Actually, the answer to the question “Who would you rather do business with?” is not that obvious.
What if the company with bad customer service offers you a discount on a product you need badly? Or if they offer services that the other company doesn’t?
Not to mention when you’re a corporate customer - i’m pretty sure you’ll choose to work with the larger company, despite its disadvantages. And that is because decision makers in your company may see the financial advantages as being more important than the frustration bad customer service may cause to its employees.
In conclusion, when choosing a company to do business with, you usually have to compromise. I see lots of surveys showing that people are ready to pay more for better customer service, but there are no stats on how many actually did it.
@Gabriel: if you badly need the discount too, then you have a choice to make. If you don’t, you might think about how much bad customer service can cost you in time, money, and morale before committing to a vendor.
If you are a corporate customer, vendors may well offer you a better quality of support if your account is valuable enough. Lucky you.
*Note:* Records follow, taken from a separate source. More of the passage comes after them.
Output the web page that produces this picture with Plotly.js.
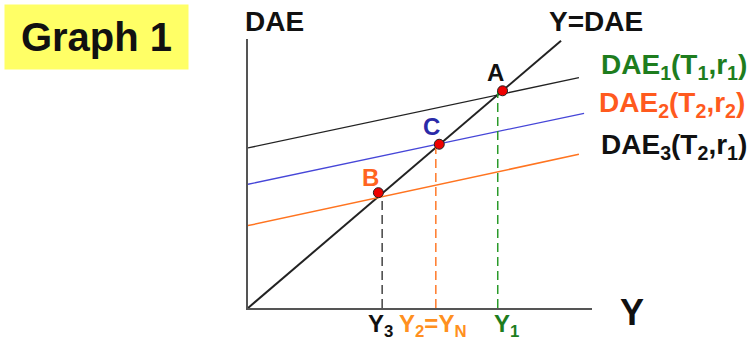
<!DOCTYPE html>
<html>
<head>
<meta charset="utf-8">
<script src="https://cdn.plot.ly/plotly-3.0.1.min.js"></script>
<style>html,body{margin:0;padding:0;background:#fff;}#chart{width:755px;height:348px;}</style>
</head>
<body>
<div id="chart"></div>
<script>
// (arbitrary units: Y horizontal, DAE vertical)
const diagX = [0, 9.1];
const diagY = [0, 7.95];
const dae1X = [0, 9.62];
const dae1Y = [4.76, 6.85];
const dae2X = [0, 9.77];
const dae2Y = [3.68, 5.79];
const dae3X = [0, 9.62];
const dae3Y = [2.45, 4.57];
const pointNames = ['A', 'C', 'B'];
const pointX = [7.40, 5.56, 3.79];
const pointY = [6.46, 4.87, 3.43];
const dropX = [3.90, 5.46, 7.26];      // Y3, Y2=YN, Y1
const dropTop = [3.31, 4.80, 6.46];
const dropColors = ['#444444', '#ff7a2a', '#2a9a2a'];
const X_MAX = 10, Y_MAX = 8;

const FONT = 'Liberation Sans, Arial, Helvetica, sans-serif';
const traces = [
  {x: diagX, y: diagY, mode: 'lines', line: {color: '#222', width: 2}},
  {x: dae1X, y: dae1Y, mode: 'lines', line: {color: '#222', width: 1.3}},
  {x: dae2X, y: dae2Y, mode: 'lines', line: {color: '#4646d8', width: 1.3}},
  {x: dae3X, y: dae3Y, mode: 'lines', line: {color: '#ff7420', width: 1.5}}
];
for (let i = 0; i < dropX.length; i++) {
  traces.push({x: [dropX[i], dropX[i]], y: [0, dropTop[i]], mode: 'lines',
    line: {color: dropColors[i], width: 1.5, dash: '9px,5px'}});
}
traces.push({x: pointX, y: pointY, mode: 'markers', text: pointNames,
  marker: {color: '#ee0000', size: 10, line: {color: '#222', width: 1}}, cliponaxis: false});

// annotation positions given in axis units, converted to paper coordinates
function ann(text, x, y, size, color, xanchor, extra) {
  return Object.assign({text: '<b>' + text + '</b>', x: x / X_MAX, y: y / Y_MAX, xref: 'paper', yref: 'paper',
    showarrow: false, xanchor: xanchor || 'center', yanchor: 'middle',
    font: {family: FONT, size: size, color: color}}, extra || {});
}

const annotations = [
  ann('Graph 1', -4.39, 8.07, 40, '#111', 'center', {bgcolor: '#ffff66', width: 181, height: 62}),
  ann('DAE', 0.78, 8.51, 28, '#111'),
  ann('Y=DAE', 10.12, 8.51, 28, '#111'),
  ann('DAE<sub>1</sub>(T<sub>1</sub>,r<sub>1</sub>)', 10.20, 7.18, 28, '#1e7d1e', 'left'),
  ann('DAE<sub>2</sub>(T<sub>2</sub>,r<sub>2</sub>)', 10.14, 6.05, 28, '#ff5a1e', 'left'),
  ann('DAE<sub>3</sub>(T<sub>2</sub>,r<sub>1</sub>)', 10.20, 4.80, 28, '#111', 'left'),
  ann(pointNames[0], 7.19, 6.99, 24, '#111'),
  ann(pointNames[1], 5.32, 5.39, 24, '#2a2aa8'),
  ann(pointNames[2], 3.55, 3.87, 24, '#ff6420'),
  ann('Y<sub>3</sub>', 3.44, -0.53, 24, '#111', 'left'),
  ann('Y<sub>2</sub>=Y<sub>N</sub>', 4.33, -0.53, 24, '#ff9020', 'left'),
  ann('Y<sub>1</sub>', 7.10, -0.53, 24, '#1e7d1e', 'left'),
  ann('Y', 11.16, -0.12, 36, '#111')
];

const layout = {
  width: 755, height: 348,
  margin: {l: 248, r: 163, t: 39, b: 40, pad: 0},
  paper_bgcolor: '#fff', plot_bgcolor: '#fff',
  showlegend: false,
  xaxis: {range: [0, X_MAX], showgrid: false, zeroline: false, showticklabels: false, ticks: '',
    showline: true, linecolor: '#555', linewidth: 2, fixedrange: true},
  yaxis: {range: [0, Y_MAX], showgrid: false, zeroline: false, showticklabels: false, ticks: '',
    showline: true, linecolor: '#555', linewidth: 2, fixedrange: true},
  annotations: annotations,
  hovermode: false
};
Plotly.newPlot('chart', traces, layout, {staticPlot: true, displayModeBar: false});
</script>
</body>
</html>
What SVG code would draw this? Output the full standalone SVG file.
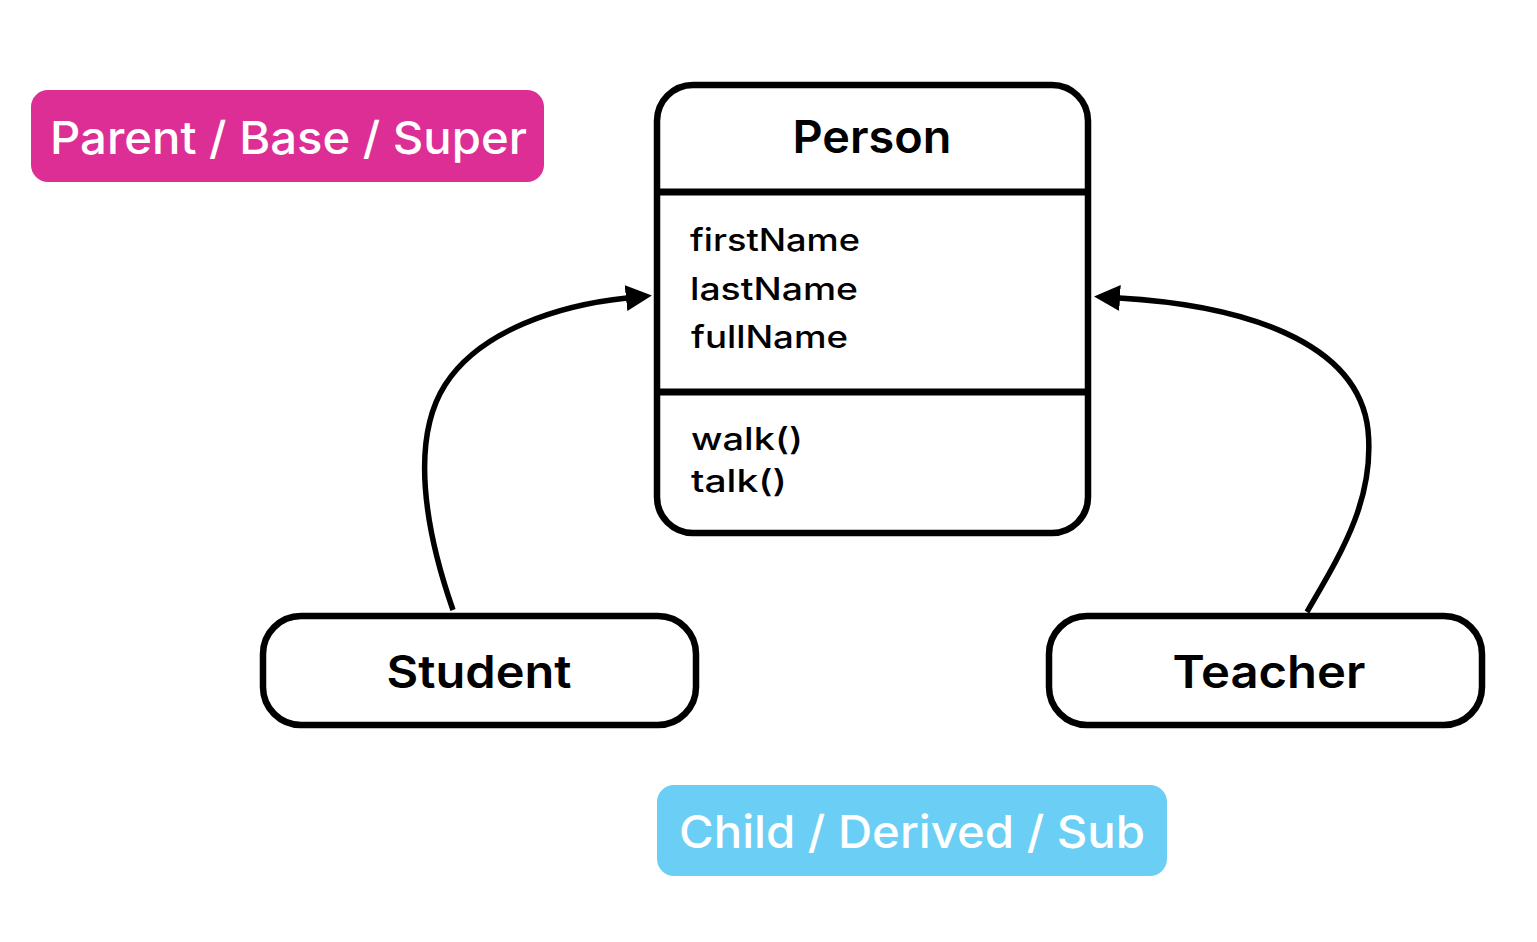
<svg xmlns="http://www.w3.org/2000/svg" width="1537" height="942" viewBox="0 0 1537 942">
<style>
.box{fill:#ffffff;stroke:#000000;stroke-width:6.5}
.div{stroke:#000000;stroke-width:7}
.title{font-family:"Inter","Noto Sans","Liberation Sans",sans-serif;font-weight:600;font-size:45px;fill:#000000}
.attr{font-family:"Inter","Noto Sans","Liberation Sans",sans-serif;font-weight:500;font-size:31px;fill:#000000}
.tag{font-family:"Inter","Noto Sans","Liberation Sans",sans-serif;font-weight:500;font-size:45px;fill:#ffffff}
.conn{fill:none;stroke:#000000;stroke-width:5.5}
</style>
<defs>
<marker id="arr" markerUnits="userSpaceOnUse" markerWidth="26" markerHeight="28" viewBox="0 0 26 28" refX="1" refY="14" orient="auto">
<path d="M0,1 L26,14 L0,27 Z" fill="#000000"/>
</marker>
</defs>
<rect width="1537" height="942" fill="#ffffff"/>
<g id="connectors">
<path class="conn" d="M453,610 C425,530 410,440 445,385 C480,330 560,305 627,298" marker-end="url(#arr)"/>
<path class="conn" d="M1307,612 C1340,555 1375,500 1368,430 C1358,340 1240,305 1119,298" marker-end="url(#arr)"/>
</g>
<g id="parent-label">
<rect x="31" y="90" width="513" height="92" rx="17" fill="#DD2E95"/>
<text class="tag" x="50" y="154" textLength="477" lengthAdjust="spacingAndGlyphs">Parent / Base / Super</text>
</g>
<g id="person">
<rect class="box" x="657" y="85" width="431" height="448" rx="36"/>
<line class="div" x1="657" y1="192" x2="1088" y2="192"/>
<line class="div" x1="657" y1="392" x2="1088" y2="392"/>
<text class="title" x="872" y="153" text-anchor="middle" textLength="159" lengthAdjust="spacingAndGlyphs">Person</text>
<text class="attr" x="690" y="251" textLength="170" lengthAdjust="spacingAndGlyphs">firstName</text>
<text class="attr" x="690" y="300" textLength="168" lengthAdjust="spacingAndGlyphs">lastName</text>
<text class="attr" x="691" y="348" textLength="157" lengthAdjust="spacingAndGlyphs">fullName</text>
<text class="attr" x="691" y="450" textLength="112" lengthAdjust="spacingAndGlyphs">walk()</text>
<text class="attr" x="691" y="492" textLength="96" lengthAdjust="spacingAndGlyphs">talk()</text>
</g>
<g id="student">
<rect class="box" x="263" y="616" width="433" height="109" rx="38"/>
<text class="title" x="479" y="688" text-anchor="middle" textLength="185" lengthAdjust="spacingAndGlyphs">Student</text>
</g>
<g id="teacher">
<rect class="box" x="1049" y="616" width="433" height="109" rx="38"/>
<text class="title" x="1269" y="688" text-anchor="middle" textLength="193" lengthAdjust="spacingAndGlyphs">Teacher</text>
</g>
<g id="child-label">
<rect x="657" y="785" width="510" height="91" rx="17" fill="#6BCFF5"/>
<text class="tag" x="679" y="848" textLength="466" lengthAdjust="spacingAndGlyphs">Child / Derived / Sub</text>
</g>
</svg>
On the other hand, one of the reasons to choose a VAR over a vendor might be that part of their “value-add” is better support.
If you Google around for customer support survey results, you will in fact find that some surveys ask respondents whether they have switched providers because of bad customer service (hint: they have).
This is harder to do in a B2B context than a B2C context because corporate lock-in is orders of magnitude bigger and more complicated than consumer lock-in. But it doesn’t make good service any less important for B2B, which is heavily relationship-based.
There’s no question that compromise is par for the course. But the company you’d *rather* do business with is probably going to be the one that can deliver the goods *and* provide good service. But if they don’t want to provide good service in the first place, software isn’t going to help the situation any, which was my point.
We are similar in our approach to the reseller in this story. But makes me wonder, is that the reason why we have remained small and not grown like the multinational company in this story with their policies and philosophies of doing business? At the end which business model is better?
Jamal Rohal’s article is inexplicably typical. For your next experience try the Hewlett Packard Service Centre in Moscow which is split over three locations, which are miles apart,according to the Model Numbers. Getting anything fixed takes weeks.Most of us resort to the “Gabushka Market” a model of free enterprise with multiple providers selling everything at low prices.
Regards
Paddy Wright
@Jamal I agree that software doesn’t solve customer service issues, even though it does help. I honestly don’t think that there are companies that do not want to provide good customer service. There are either some unmotivated employees who don’t care, or a manager that decides that customer service is not that important, but most companies are trying to provide good customer service. The problem is that they are failing at it.
Why that happens is a great topic for future posts :) But of of curiosity: why do people think it happens? Do your readers also think that companies don’t care? Or, if they ever worked in customer service, what was their approach to better serve customers?